*** MATERIAL
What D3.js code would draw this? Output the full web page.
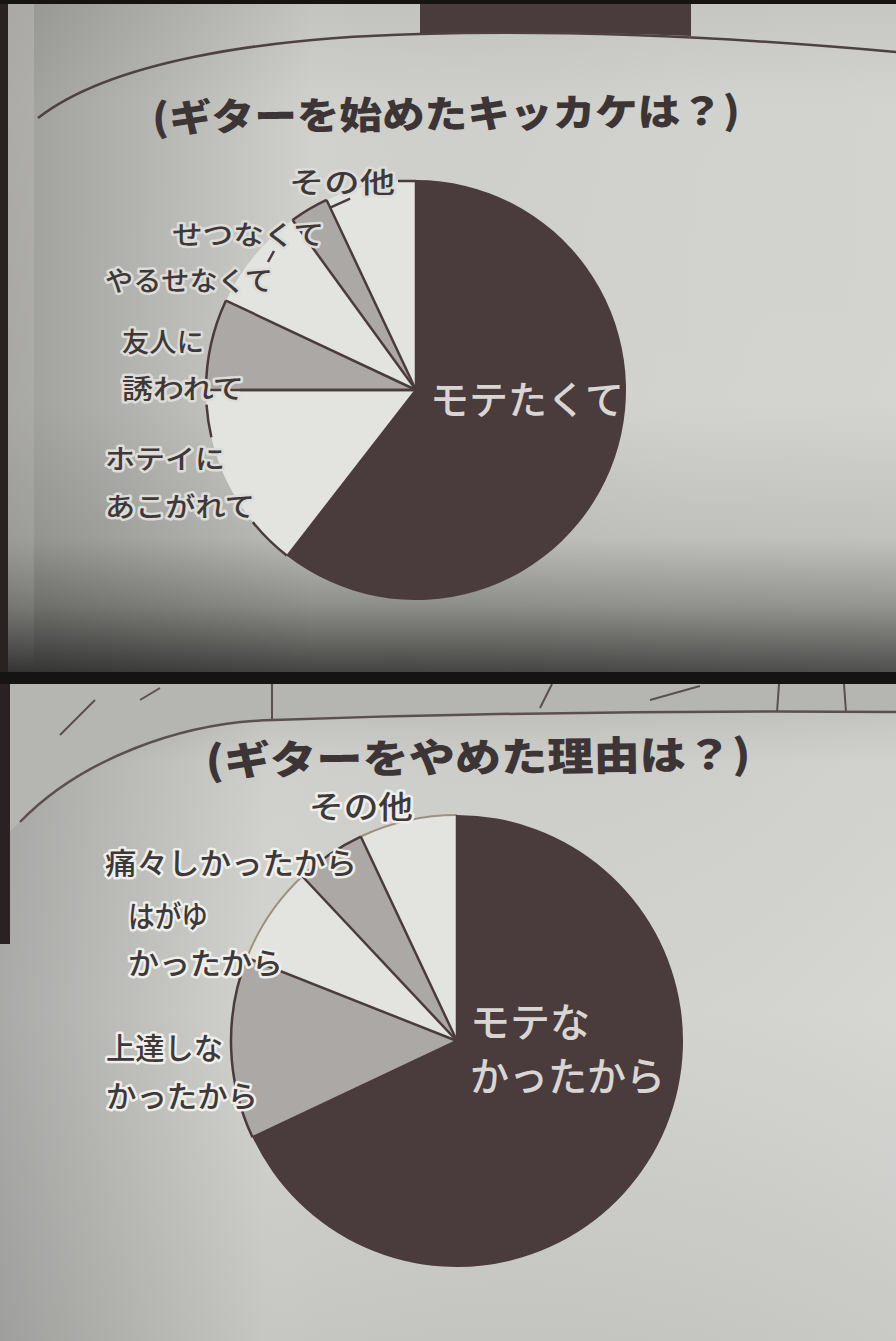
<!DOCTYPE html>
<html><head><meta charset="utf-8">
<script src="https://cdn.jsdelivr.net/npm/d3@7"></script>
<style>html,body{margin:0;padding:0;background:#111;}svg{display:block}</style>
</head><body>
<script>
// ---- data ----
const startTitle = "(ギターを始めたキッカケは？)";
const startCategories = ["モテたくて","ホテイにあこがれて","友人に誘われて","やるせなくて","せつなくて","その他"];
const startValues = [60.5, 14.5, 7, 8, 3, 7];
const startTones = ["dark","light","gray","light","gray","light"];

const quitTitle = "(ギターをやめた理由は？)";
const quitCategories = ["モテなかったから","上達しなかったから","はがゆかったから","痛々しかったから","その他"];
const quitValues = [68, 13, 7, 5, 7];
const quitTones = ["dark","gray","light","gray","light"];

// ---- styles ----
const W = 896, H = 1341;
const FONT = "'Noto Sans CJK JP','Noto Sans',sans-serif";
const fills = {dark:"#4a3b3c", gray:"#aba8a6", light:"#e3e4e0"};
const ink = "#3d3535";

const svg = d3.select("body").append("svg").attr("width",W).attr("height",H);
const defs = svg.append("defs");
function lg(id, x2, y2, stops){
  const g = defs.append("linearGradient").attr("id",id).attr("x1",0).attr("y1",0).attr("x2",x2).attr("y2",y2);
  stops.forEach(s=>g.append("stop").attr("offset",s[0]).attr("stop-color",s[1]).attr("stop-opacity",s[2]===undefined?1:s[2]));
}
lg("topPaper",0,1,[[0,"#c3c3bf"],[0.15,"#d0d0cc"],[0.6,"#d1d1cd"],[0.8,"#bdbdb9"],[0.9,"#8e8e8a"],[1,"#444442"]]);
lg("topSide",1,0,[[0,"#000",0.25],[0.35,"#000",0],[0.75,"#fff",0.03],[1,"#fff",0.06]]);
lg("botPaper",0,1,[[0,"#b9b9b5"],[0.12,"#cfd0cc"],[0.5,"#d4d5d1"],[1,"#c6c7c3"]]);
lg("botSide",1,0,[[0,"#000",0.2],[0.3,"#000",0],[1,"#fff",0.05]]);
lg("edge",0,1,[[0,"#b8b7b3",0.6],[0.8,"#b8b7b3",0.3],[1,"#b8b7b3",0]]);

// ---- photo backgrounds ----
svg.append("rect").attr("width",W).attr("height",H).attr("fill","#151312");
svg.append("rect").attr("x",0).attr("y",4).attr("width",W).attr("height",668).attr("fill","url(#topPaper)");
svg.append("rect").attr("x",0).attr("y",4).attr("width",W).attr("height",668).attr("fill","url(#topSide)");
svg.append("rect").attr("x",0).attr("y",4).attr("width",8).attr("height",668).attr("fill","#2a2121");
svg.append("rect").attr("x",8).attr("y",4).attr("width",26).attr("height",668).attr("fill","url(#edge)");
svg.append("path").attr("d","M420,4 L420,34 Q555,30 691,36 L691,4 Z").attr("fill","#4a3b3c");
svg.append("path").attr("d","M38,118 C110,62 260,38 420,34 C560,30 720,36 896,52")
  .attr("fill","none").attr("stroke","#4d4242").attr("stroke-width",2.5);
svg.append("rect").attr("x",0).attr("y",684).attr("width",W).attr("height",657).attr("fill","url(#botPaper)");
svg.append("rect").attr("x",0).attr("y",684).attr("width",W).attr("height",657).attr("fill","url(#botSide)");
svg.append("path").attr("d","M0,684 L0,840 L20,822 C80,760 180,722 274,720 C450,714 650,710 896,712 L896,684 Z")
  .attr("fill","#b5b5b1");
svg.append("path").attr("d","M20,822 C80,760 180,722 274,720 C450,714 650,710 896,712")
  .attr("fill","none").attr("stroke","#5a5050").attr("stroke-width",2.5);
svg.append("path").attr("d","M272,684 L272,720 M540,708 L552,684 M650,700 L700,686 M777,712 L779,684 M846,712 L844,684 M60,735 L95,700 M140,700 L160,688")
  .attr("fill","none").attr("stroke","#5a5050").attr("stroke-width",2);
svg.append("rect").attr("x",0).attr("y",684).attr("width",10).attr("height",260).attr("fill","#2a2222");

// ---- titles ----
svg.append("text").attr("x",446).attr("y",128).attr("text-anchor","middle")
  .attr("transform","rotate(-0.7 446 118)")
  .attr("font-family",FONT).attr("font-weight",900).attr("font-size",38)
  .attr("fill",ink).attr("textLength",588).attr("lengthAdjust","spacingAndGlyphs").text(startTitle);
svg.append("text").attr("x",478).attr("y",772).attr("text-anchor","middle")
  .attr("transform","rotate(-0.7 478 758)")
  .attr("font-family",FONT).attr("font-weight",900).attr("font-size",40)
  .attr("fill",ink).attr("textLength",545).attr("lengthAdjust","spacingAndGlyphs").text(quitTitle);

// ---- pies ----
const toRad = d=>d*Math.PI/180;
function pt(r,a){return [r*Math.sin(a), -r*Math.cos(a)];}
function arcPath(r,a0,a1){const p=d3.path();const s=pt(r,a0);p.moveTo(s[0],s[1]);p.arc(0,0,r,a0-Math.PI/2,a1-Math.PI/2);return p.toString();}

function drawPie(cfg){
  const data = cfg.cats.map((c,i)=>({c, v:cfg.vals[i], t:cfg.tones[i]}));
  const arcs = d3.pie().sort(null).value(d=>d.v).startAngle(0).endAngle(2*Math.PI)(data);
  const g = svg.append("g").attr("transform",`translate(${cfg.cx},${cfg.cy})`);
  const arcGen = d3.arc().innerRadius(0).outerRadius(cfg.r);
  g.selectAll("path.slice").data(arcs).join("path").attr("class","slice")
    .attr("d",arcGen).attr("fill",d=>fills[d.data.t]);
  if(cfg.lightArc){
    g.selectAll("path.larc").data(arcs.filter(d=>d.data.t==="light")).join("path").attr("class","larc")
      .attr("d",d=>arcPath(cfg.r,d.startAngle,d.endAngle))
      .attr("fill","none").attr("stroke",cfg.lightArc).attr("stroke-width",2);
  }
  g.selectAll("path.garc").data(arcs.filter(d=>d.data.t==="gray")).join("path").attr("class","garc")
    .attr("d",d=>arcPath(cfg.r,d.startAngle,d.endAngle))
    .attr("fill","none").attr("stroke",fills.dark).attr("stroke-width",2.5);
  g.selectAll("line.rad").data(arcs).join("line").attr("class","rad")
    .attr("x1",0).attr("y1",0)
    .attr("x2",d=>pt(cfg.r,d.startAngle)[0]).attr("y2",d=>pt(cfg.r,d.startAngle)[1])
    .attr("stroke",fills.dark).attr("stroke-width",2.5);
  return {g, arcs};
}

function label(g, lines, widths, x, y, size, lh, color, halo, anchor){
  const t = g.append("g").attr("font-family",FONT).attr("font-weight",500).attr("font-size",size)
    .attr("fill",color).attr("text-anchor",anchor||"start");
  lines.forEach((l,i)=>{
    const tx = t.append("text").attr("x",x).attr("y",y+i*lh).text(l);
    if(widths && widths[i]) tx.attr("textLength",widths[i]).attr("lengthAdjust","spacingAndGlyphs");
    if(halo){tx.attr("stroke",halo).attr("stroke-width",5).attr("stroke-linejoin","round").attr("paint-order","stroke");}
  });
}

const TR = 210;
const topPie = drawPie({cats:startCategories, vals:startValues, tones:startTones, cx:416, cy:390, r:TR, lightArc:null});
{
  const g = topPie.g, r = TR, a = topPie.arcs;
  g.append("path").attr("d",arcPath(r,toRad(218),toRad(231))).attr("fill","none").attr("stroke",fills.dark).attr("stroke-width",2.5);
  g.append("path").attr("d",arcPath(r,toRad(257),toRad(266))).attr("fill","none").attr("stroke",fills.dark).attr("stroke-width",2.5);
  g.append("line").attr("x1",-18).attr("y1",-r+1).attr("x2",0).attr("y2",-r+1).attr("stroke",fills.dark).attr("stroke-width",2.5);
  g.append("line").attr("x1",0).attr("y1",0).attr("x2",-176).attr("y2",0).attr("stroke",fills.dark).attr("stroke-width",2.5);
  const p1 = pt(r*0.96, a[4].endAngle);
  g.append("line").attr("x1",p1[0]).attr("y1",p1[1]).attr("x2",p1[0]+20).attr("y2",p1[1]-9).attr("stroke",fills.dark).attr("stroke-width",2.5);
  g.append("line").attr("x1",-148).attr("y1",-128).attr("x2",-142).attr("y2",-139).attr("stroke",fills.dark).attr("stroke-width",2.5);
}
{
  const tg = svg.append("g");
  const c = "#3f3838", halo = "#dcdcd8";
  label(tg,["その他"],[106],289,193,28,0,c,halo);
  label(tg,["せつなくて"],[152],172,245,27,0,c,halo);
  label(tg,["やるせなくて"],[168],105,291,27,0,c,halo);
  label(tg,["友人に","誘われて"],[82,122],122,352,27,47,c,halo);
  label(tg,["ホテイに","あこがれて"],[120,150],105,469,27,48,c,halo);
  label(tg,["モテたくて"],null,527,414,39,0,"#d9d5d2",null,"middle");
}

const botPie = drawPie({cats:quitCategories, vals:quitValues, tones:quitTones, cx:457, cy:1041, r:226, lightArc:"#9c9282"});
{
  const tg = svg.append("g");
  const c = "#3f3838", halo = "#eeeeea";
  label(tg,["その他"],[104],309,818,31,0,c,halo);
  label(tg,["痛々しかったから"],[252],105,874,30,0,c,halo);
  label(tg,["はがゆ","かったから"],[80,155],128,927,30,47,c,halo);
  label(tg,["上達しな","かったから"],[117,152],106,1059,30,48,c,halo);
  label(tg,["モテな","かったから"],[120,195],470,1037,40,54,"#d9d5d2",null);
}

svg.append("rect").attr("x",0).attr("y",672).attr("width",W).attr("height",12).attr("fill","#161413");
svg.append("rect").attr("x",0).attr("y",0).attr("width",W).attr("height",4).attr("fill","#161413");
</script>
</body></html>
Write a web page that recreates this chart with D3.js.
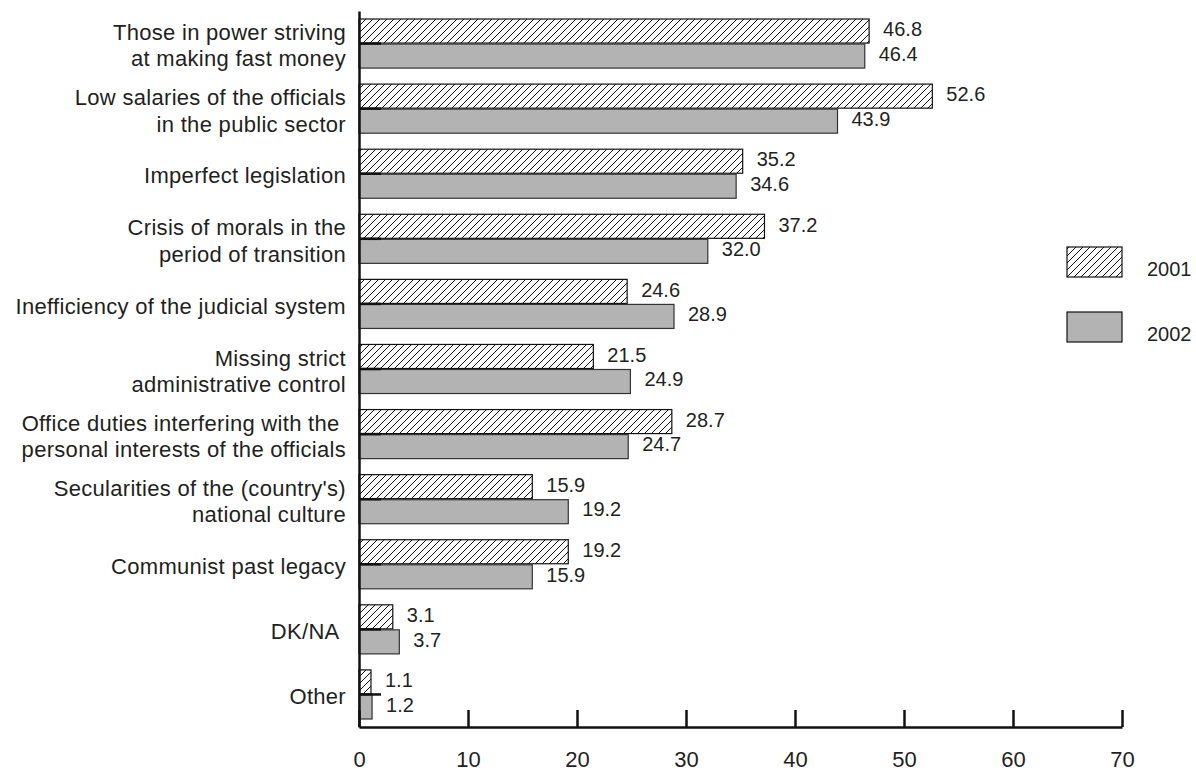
******
**THE PROBLEM:** Find every line above that contains the word "this", and return each one.

**OUTPUT BELOW:**
What D3.js code would draw this? Output the full web page.
Write a web page that recreates this chart with D3.js.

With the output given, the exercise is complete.